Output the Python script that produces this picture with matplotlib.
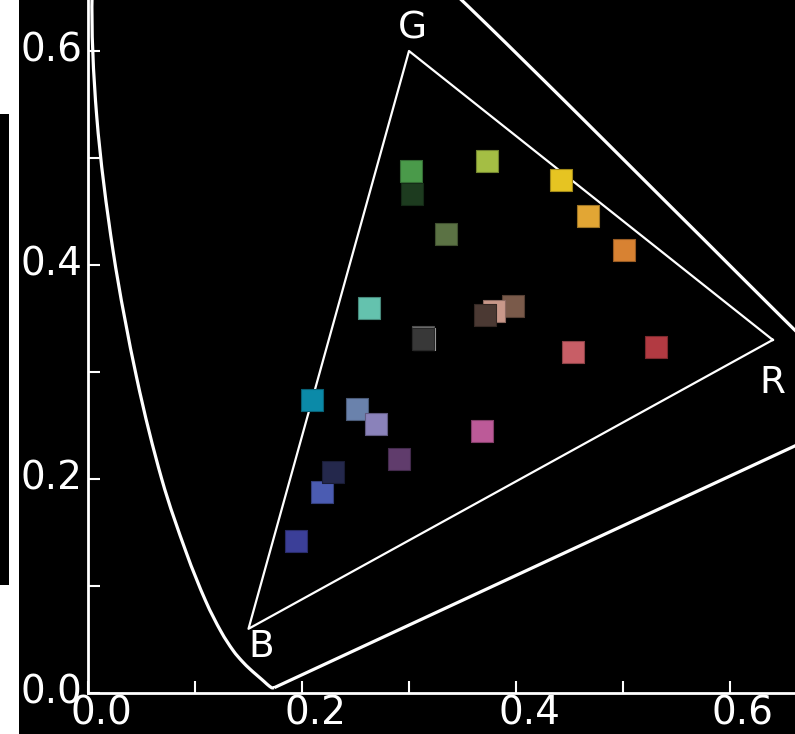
import numpy as np
import matplotlib
matplotlib.use("Agg")
import matplotlib.pyplot as plt
import matplotlib.transforms as mtransforms
from matplotlib.patches import Rectangle, PathPatch
from matplotlib.path import Path
from matplotlib.colors import to_rgb

# CIE 1931 spectral locus (x, y), 380-700 nm
locus_x = [0.1741, 0.1740, 0.1738, 0.1736, 0.1733, 0.1730, 0.1726, 0.1721, 0.1714,
           0.1703, 0.1689, 0.1669, 0.1644, 0.1611, 0.1566, 0.1510, 0.1440, 0.1355,
           0.1241, 0.1096, 0.0913, 0.0687, 0.0454, 0.0235, 0.0082, 0.0039, 0.0139,
           0.0389, 0.0743, 0.1142, 0.1547, 0.1929, 0.2296, 0.2658, 0.3016, 0.3373,
           0.3731, 0.4087, 0.4441, 0.4788, 0.5125, 0.5448, 0.5752, 0.6029, 0.6270,
           0.6482, 0.6658, 0.6801, 0.6915, 0.7006, 0.7079, 0.7140, 0.7190, 0.7230,
           0.7260, 0.7283, 0.7300, 0.7311, 0.7320, 0.7334, 0.7344, 0.7347]
locus_y = [0.0050, 0.0050, 0.0049, 0.0049, 0.0048, 0.0048, 0.0048, 0.0048, 0.0051,
           0.0058, 0.0069, 0.0086, 0.0109, 0.0138, 0.0177, 0.0227, 0.0297, 0.0399,
           0.0578, 0.0868, 0.1327, 0.2007, 0.2950, 0.4127, 0.5384, 0.6548, 0.7502,
           0.8120, 0.8338, 0.8262, 0.8059, 0.7816, 0.7543, 0.7243, 0.6923, 0.6589,
           0.6245, 0.5896, 0.5547, 0.5202, 0.4866, 0.4544, 0.4242, 0.3965, 0.3725,
           0.3514, 0.3340, 0.3197, 0.3083, 0.2993, 0.2920, 0.2859, 0.2809, 0.2770,
           0.2740, 0.2717, 0.2700, 0.2689, 0.2680, 0.2666, 0.2656, 0.2653]

# sRGB primaries
prim_names = ["R", "G", "B"]
prim_x = [0.64, 0.30, 0.15]
prim_y = [0.33, 0.60, 0.06]

# colour patches (xy chromaticity + displayed colour), drawn in this order
patch_x = [0.1944, 0.2187, 0.2290, 0.2093, 0.2514, 0.2692, 0.2907, 0.3682,
           0.3140, 0.3131, 0.3131, 0.2626, 0.3972, 0.3794, 0.3710, 0.3028,
           0.3019, 0.3346, 0.3729, 0.4421, 0.4673, 0.5009, 0.4533, 0.5308]
patch_y = [0.1421, 0.1879, 0.2065, 0.2738, 0.2654, 0.2514, 0.2187, 0.2449,
           0.3308, 0.3326, 0.3308, 0.3598, 0.3617, 0.3570, 0.3533, 0.4664,
           0.4879, 0.4290, 0.4972, 0.4794, 0.4458, 0.4140, 0.3187, 0.3234]
patch_colors = ["#3b3f98", "#4b5cb2", "#24284c", "#0b8aa8", "#6a82ac", "#8a82ba",
                "#603c6c", "#bc5a98", "#e8e8e8", "#6e6e6e", "#383838", "#64c2ae",
                "#7a5a4a", "#c9988a", "#4b3933", "#1d3b1f", "#4a9a4a", "#5b7244",
                "#a4be44", "#e6c422", "#e2a634", "#d88232", "#c85e66", "#b23a42"]

fig = plt.figure(figsize=(7.95, 7.34), dpi=100, facecolor="white")
fig.patches.append(Rectangle((19 / 795, 0), 1, 1, transform=fig.transFigure,
                             facecolor="black", edgecolor="none", zorder=-5))
fig.patches.append(Rectangle((0, 149 / 734), 9 / 795, 471 / 734, transform=fig.transFigure,
                             facecolor="black", edgecolor="none", zorder=-5))

ax = fig.add_axes([88 / 795, 41 / 734, 749 / 795, 749 / 734])
ax.set_facecolor("black")
ax.set_xlim(0, 0.7)
ax.set_ylim(0, 0.7)

# spectral locus as smooth bezier path through the table points, closed by line of purples
pts = np.column_stack([locus_x, locus_y])
n = len(pts)
verts = [pts[0]]
codes = [Path.MOVETO]
for i in range(n - 1):
    p0 = pts[max(i - 1, 0)]
    p1 = pts[i]
    p2 = pts[i + 1]
    p3 = pts[min(i + 2, n - 1)]
    verts += [p1 + (p2 - p0) / 6, p2 - (p3 - p1) / 6, p2]
    codes += [Path.CURVE4] * 3
verts.append(pts[0])
codes.append(Path.LINETO)
ax.add_patch(PathPatch(Path(verts, codes), fill=False, edgecolor="white",
                       lw=2.3, joinstyle="miter"))

# sRGB triangle
ax.plot(prim_x + [prim_x[0]], prim_y + [prim_y[0]], color="white", lw=1.6)

label_off = {"R": (0.0, -0.040), "G": (0.003, 0.021), "B": (0.012, -0.017)}
for name, px, py in zip(prim_names, prim_x, prim_y):
    dx, dy = label_off[name]
    ax.text(px + dx, py + dy, name, color="white", fontsize=27,
            ha="center", va="center")

for px, py, c in zip(patch_x, patch_y, patch_colors):
    edge = tuple(v * 0.7 for v in to_rgb(c))
    ax.scatter([px], [py], marker="s", s=15.3 ** 2, color=c,
               edgecolors=[edge], linewidths=0.8, zorder=3)

for side in ["top", "right"]:
    ax.spines[side].set_visible(False)
for side in ["left", "bottom"]:
    ax.spines[side].set_color("white")
    ax.spines[side].set_linewidth(2.0)

ticks = [0.0, 0.1, 0.2, 0.3, 0.4, 0.5, 0.6]
tick_labels = ["0.0", "", "0.2", "", "0.4", "", "0.6"]
ax.set_xticks(ticks)
ax.set_xticklabels(tick_labels)
ax.set_yticks(ticks)
ax.set_yticklabels(tick_labels)
ax.tick_params(direction="in", length=8.6, width=1.5, color="white",
               labelcolor="white", labelsize=28)
ax.tick_params(axis="x", pad=1)
ax.tick_params(axis="y", pad=4)

xoff = mtransforms.ScaledTranslation(13 / 100, 0, fig.dpi_scale_trans)
for lab in ax.get_xticklabels():
    lab.set_transform(lab.get_transform() + xoff)
yoff = mtransforms.ScaledTranslation(0, 4 / 100, fig.dpi_scale_trans)
for lab in ax.get_yticklabels():
    lab.set_transform(lab.get_transform() + yoff)

fig.savefig("out.png", dpi=100, facecolor="white")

- [Given task] Using the listing above, show each line holding the string "matplotlib".

- [Response below]
Output the Python script that produces this picture with matplotlib.
import matplotlib
matplotlib.use("Agg")
import matplotlib.pyplot as plt
import matplotlib.transforms as mtransforms
from matplotlib.patches import Rectangle, PathPatch
from matplotlib.path import Path
from matplotlib.colors import to_rgb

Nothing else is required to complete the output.